# Math Help - Find the Tangent Line Equation

1. ## Find the Tangent Line Equation

I need some help with these problems:

Find an equation of the tangent line to the curve at the given point:

1. y = (x-1)/(x-2), (3,2)

2.y = 2x^3-5x, (-1,3)

2. Originally Posted by dm10
I need some help with these problems:

Find an equation of the tangent line to the curve at the given point:

1. y = (x-1)/(x-2), (3,2)

2.y = 2x^3-5x, (-1,3)
do you know how to find the equation of a line if you are given the slope and a point the line passes through?

note that the derivative gives you the formula for the slope at any value of x

3. Originally Posted by Jhevon
do you know how to find the equation of a line if you are given the slope and a point the line passes through?

note that the derivative gives you the formula for the slope at any value of x
I don't know what to do.

4. Originally Posted by dm10
I don't know what to do.
for the first, apply the product rule: $\frac d{dx} \frac {f(x)}{g(x)} = \frac {f'(x)g(x) - f(x)g'(x)}{[g(x)]^2}$

once you find the derivative, plug in x = 3. that will give you the slope of the line, that is, m, in y = mx + b. now you know m and you know (x,y) = (3,2) you can find b and hence the equation of the line.

do a similar thing for the second problem, except when finding the derivative, use the power rule which i told you about in your other post

try it

5. Originally Posted by Jhevon
for the first, apply the product rule: $\frac d{dx} \frac {f(x)}{g(x)} = \frac {f'(x)g(x) - f(x)g'(x)}{[g(x)]^2}$

once you find the derivative, plug in x = 3. that will give you the slope of the line, that is, m, in y = mx + b. now you know m and you know (x,y) = (3,2) you can find b and hence the equation of the line.

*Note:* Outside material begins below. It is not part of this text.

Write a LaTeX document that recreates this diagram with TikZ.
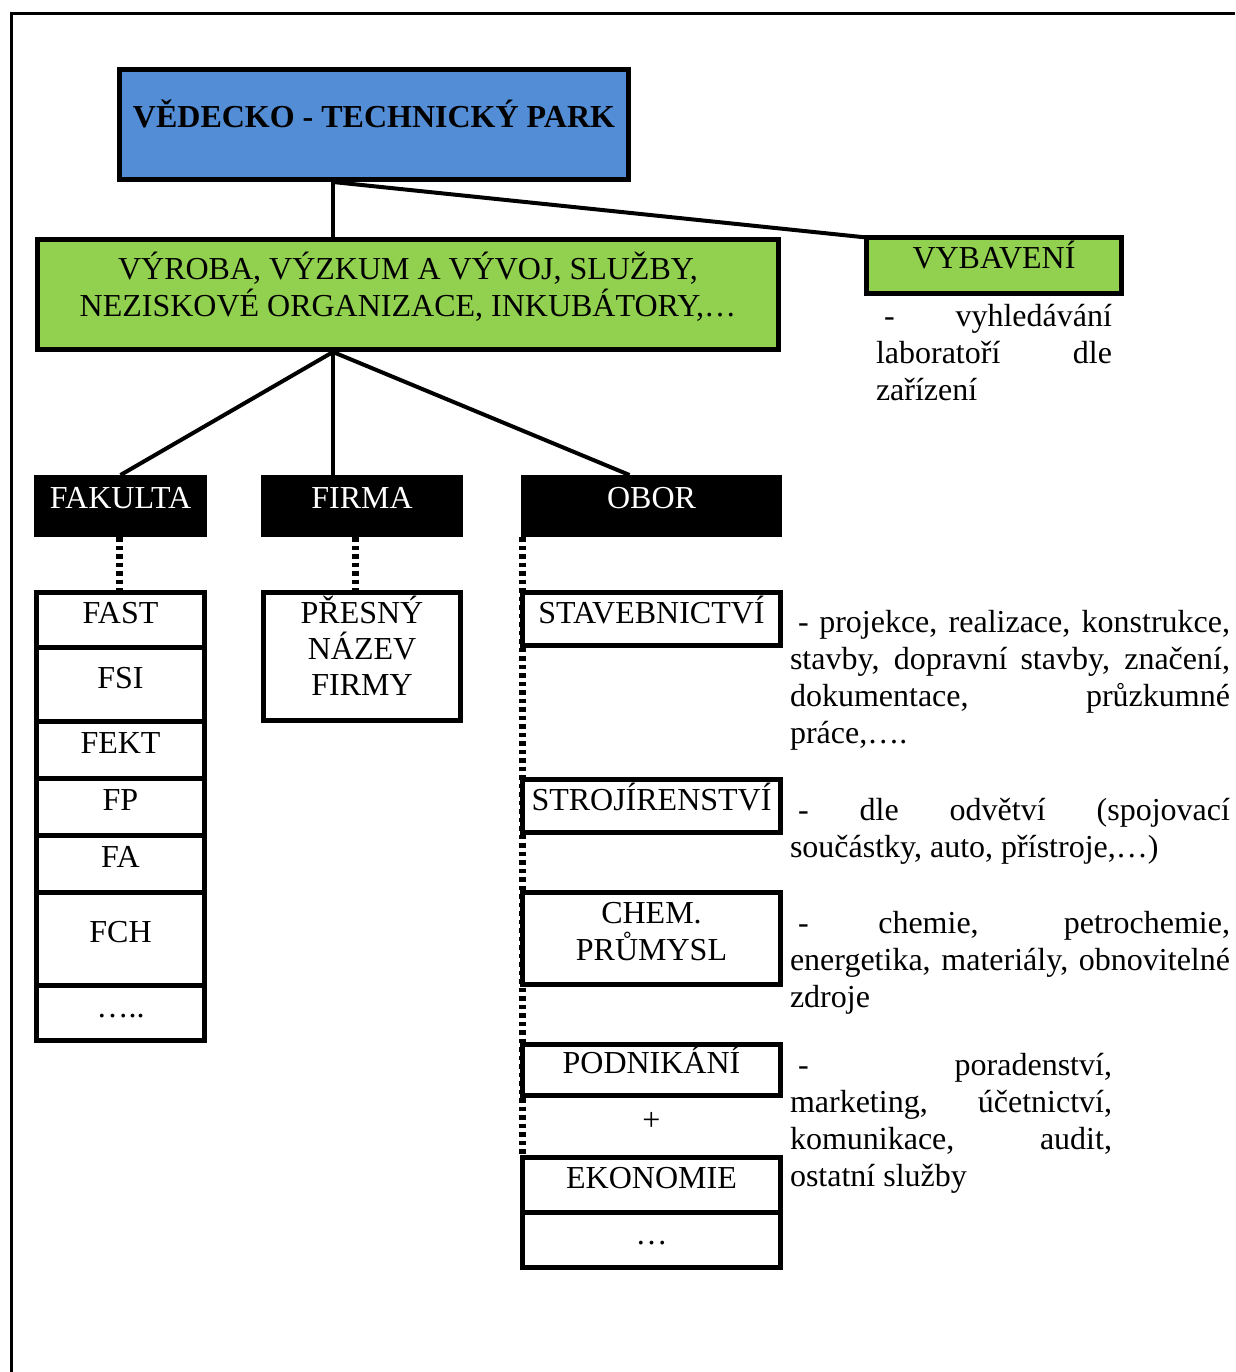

do a similar thing for the second problem, except when finding the derivative, use the power rule which i told you about in your other post

try it
I do that but I keep getting the wrong answer.

6. Originally Posted by dm10
I do that but I keep getting the wrong answer.
show your work, i can tell you where you are messing up

7. $y-y_1=m(x-x_1)$ Your slope is the answer to the x value plugged in your derivative. The x value is the value plugged into your original equation, the y is the value of that.